==== DATA PROVIDED ====
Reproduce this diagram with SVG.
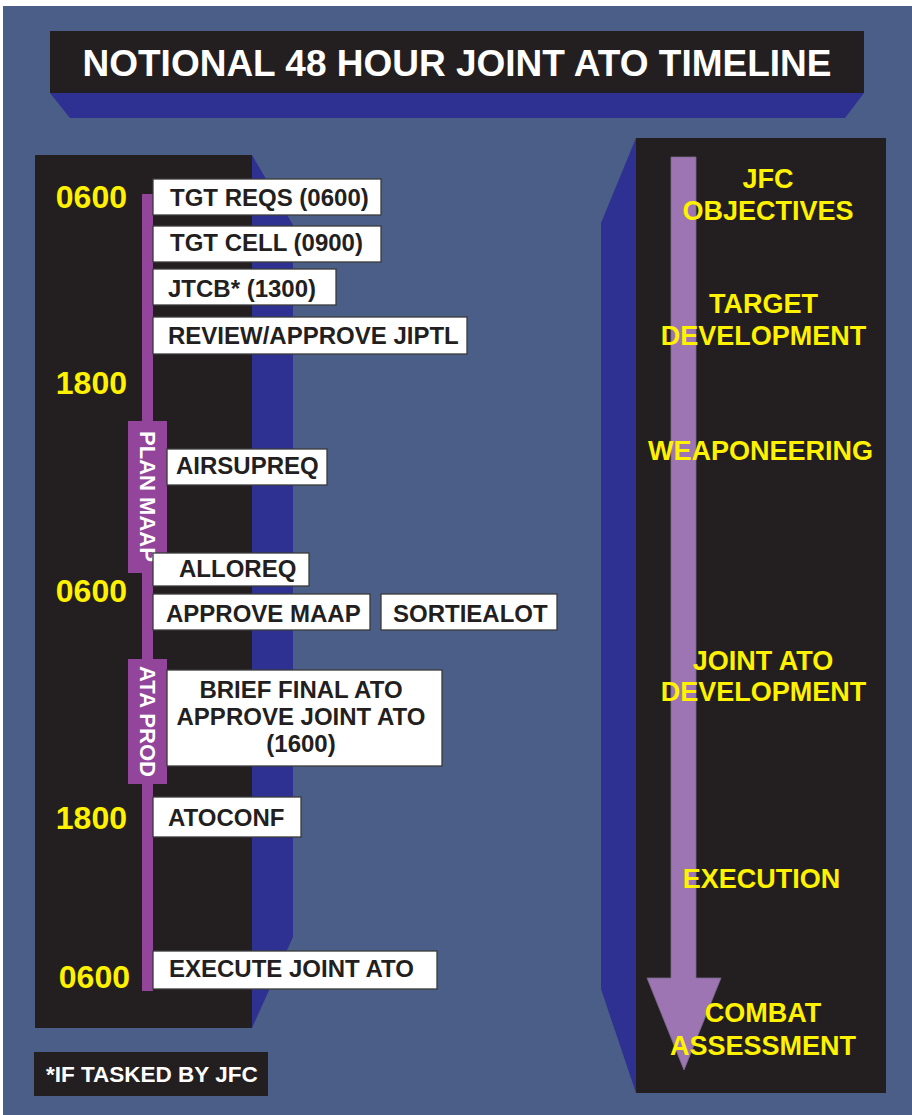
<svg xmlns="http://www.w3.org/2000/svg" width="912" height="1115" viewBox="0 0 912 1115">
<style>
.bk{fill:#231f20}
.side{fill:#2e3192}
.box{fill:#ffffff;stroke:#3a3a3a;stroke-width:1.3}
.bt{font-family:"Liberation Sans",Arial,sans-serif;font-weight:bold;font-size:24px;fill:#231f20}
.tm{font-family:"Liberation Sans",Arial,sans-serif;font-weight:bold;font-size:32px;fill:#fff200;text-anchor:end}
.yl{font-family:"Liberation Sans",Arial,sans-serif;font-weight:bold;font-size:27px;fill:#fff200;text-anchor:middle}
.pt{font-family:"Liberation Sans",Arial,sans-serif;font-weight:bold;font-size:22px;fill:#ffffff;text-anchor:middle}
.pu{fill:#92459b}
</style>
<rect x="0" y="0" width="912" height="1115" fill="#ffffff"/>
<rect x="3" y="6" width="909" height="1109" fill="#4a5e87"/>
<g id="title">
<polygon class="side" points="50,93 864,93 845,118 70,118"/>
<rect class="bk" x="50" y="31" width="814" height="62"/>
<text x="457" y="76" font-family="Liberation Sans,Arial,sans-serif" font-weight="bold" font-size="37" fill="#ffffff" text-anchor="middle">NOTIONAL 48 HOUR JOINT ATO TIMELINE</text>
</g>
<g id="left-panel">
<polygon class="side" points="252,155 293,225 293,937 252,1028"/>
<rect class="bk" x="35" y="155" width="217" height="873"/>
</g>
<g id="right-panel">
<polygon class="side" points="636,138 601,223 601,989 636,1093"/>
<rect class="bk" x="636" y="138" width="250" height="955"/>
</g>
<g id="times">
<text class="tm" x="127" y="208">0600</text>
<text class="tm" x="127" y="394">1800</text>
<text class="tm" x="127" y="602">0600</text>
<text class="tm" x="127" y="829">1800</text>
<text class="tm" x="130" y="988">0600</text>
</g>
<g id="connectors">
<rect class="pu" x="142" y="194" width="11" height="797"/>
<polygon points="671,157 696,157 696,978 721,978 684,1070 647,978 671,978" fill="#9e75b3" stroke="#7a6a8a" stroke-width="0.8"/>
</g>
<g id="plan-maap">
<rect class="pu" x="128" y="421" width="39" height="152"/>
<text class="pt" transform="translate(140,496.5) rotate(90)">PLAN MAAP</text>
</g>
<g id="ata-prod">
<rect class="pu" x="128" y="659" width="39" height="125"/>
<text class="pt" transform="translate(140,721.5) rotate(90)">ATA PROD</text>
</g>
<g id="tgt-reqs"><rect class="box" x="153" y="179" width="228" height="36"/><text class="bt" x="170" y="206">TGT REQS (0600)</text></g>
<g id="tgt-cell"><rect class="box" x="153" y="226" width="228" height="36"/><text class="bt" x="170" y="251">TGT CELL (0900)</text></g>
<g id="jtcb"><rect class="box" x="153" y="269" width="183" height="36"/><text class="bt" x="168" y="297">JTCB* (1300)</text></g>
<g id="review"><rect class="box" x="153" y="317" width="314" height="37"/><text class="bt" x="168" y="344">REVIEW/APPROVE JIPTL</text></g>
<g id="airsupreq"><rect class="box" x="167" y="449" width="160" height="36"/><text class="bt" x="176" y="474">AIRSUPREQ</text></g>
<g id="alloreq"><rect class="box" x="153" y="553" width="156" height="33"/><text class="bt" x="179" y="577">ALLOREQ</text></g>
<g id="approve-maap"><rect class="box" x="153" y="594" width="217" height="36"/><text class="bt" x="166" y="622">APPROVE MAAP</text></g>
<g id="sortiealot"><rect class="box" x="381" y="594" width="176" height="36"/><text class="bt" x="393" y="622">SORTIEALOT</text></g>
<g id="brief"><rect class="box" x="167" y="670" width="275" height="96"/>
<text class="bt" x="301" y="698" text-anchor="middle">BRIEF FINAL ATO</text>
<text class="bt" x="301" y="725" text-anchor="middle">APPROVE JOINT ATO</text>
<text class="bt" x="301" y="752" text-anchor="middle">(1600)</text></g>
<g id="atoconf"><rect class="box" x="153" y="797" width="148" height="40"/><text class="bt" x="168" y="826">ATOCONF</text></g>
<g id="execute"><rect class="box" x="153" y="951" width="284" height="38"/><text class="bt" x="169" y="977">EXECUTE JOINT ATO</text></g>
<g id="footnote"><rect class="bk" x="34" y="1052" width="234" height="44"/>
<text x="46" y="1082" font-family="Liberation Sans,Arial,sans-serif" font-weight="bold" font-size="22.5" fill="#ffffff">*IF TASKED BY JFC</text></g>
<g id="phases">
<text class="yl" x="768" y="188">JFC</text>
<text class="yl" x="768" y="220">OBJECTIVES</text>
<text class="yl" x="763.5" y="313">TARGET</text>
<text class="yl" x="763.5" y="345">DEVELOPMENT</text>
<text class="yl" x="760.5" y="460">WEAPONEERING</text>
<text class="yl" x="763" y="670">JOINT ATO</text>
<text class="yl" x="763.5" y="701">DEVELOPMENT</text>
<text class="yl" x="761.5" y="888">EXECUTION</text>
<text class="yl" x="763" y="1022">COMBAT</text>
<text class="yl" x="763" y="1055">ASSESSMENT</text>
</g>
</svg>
====
## AIM OF THE EXERCISE
Restate the data above word for word. Do not include the images.

## TASK RESPONSE
Reproduce this diagram with SVG.
<svg xmlns="http://www.w3.org/2000/svg" width="912" height="1115" viewBox="0 0 912 1115">
<style>
.bk{fill:#231f20}
.side{fill:#2e3192}
.box{fill:#ffffff;stroke:#3a3a3a;stroke-width:1.3}
.bt{font-family:"Liberation Sans",Arial,sans-serif;font-weight:bold;font-size:24px;fill:#231f20}
.tm{font-family:"Liberation Sans",Arial,sans-serif;font-weight:bold;font-size:32px;fill:#fff200;text-anchor:end}
.yl{font-family:"Liberation Sans",Arial,sans-serif;font-weight:bold;font-size:27px;fill:#fff200;text-anchor:middle}
.pt{font-family:"Liberation Sans",Arial,sans-serif;font-weight:bold;font-size:22px;fill:#ffffff;text-anchor:middle}
.pu{fill:#92459b}
</style>
<rect x="0" y="0" width="912" height="1115" fill="#ffffff"/>
<rect x="3" y="6" width="909" height="1109" fill="#4a5e87"/>
<g id="title">
<polygon class="side" points="50,93 864,93 845,118 70,118"/>
<rect class="bk" x="50" y="31" width="814" height="62"/>
<text x="457" y="76" font-family="Liberation Sans,Arial,sans-serif" font-weight="bold" font-size="37" fill="#ffffff" text-anchor="middle">NOTIONAL 48 HOUR JOINT ATO TIMELINE</text>
</g>
<g id="left-panel">
<polygon class="side" points="252,155 293,225 293,937 252,1028"/>
<rect class="bk" x="35" y="155" width="217" height="873"/>
</g>
<g id="right-panel">
<polygon class="side" points="636,138 601,223 601,989 636,1093"/>
<rect class="bk" x="636" y="138" width="250" height="955"/>
</g>
<g id="times">
<text class="tm" x="127" y="208">0600</text>
<text class="tm" x="127" y="394">1800</text>
<text class="tm" x="127" y="602">0600</text>
<text class="tm" x="127" y="829">1800</text>
<text class="tm" x="130" y="988">0600</text>
</g>
<g id="connectors">
<rect class="pu" x="142" y="194" width="11" height="797"/>
<polygon points="671,157 696,157 696,978 721,978 684,1070 647,978 671,978" fill="#9e75b3" stroke="#7a6a8a" stroke-width="0.8"/>
</g>
<g id="plan-maap">
<rect class="pu" x="128" y="421" width="39" height="152"/>
<text class="pt" transform="translate(140,496.5) rotate(90)">PLAN MAAP</text>
</g>
<g id="ata-prod">
<rect class="pu" x="128" y="659" width="39" height="125"/>
<text class="pt" transform="translate(140,721.5) rotate(90)">ATA PROD</text>
</g>
<g id="tgt-reqs"><rect class="box" x="153" y="179" width="228" height="36"/><text class="bt" x="170" y="206">TGT REQS (0600)</text></g>
<g id="tgt-cell"><rect class="box" x="153" y="226" width="228" height="36"/><text class="bt" x="170" y="251">TGT CELL (0900)</text></g>
<g id="jtcb"><rect class="box" x="153" y="269" width="183" height="36"/><text class="bt" x="168" y="297">JTCB* (1300)</text></g>
<g id="review"><rect class="box" x="153" y="317" width="314" height="37"/><text class="bt" x="168" y="344">REVIEW/APPROVE JIPTL</text></g>
<g id="airsupreq"><rect class="box" x="167" y="449" width="160" height="36"/><text class="bt" x="176" y="474">AIRSUPREQ</text></g>
<g id="alloreq"><rect class="box" x="153" y="553" width="156" height="33"/><text class="bt" x="179" y="577">ALLOREQ</text></g>
<g id="approve-maap"><rect class="box" x="153" y="594" width="217" height="36"/><text class="bt" x="166" y="622">APPROVE MAAP</text></g>
<g id="sortiealot"><rect class="box" x="381" y="594" width="176" height="36"/><text class="bt" x="393" y="622">SORTIEALOT</text></g>
<g id="brief"><rect class="box" x="167" y="670" width="275" height="96"/>
<text class="bt" x="301" y="698" text-anchor="middle">BRIEF FINAL ATO</text>
<text class="bt" x="301" y="725" text-anchor="middle">APPROVE JOINT ATO</text>
<text class="bt" x="301" y="752" text-anchor="middle">(1600)</text></g>
<g id="atoconf"><rect class="box" x="153" y="797" width="148" height="40"/><text class="bt" x="168" y="826">ATOCONF</text></g>
<g id="execute"><rect class="box" x="153" y="951" width="284" height="38"/><text class="bt" x="169" y="977">EXECUTE JOINT ATO</text></g>
<g id="footnote"><rect class="bk" x="34" y="1052" width="234" height="44"/>
<text x="46" y="1082" font-family="Liberation Sans,Arial,sans-serif" font-weight="bold" font-size="22.5" fill="#ffffff">*IF TASKED BY JFC</text></g>
<g id="phases">
<text class="yl" x="768" y="188">JFC</text>
<text class="yl" x="768" y="220">OBJECTIVES</text>
<text class="yl" x="763.5" y="313">TARGET</text>
<text class="yl" x="763.5" y="345">DEVELOPMENT</text>
<text class="yl" x="760.5" y="460">WEAPONEERING</text>
<text class="yl" x="763" y="670">JOINT ATO</text>
<text class="yl" x="763.5" y="701">DEVELOPMENT</text>
<text class="yl" x="761.5" y="888">EXECUTION</text>
<text class="yl" x="763" y="1022">COMBAT</text>
<text class="yl" x="763" y="1055">ASSESSMENT</text>
</g>
</svg>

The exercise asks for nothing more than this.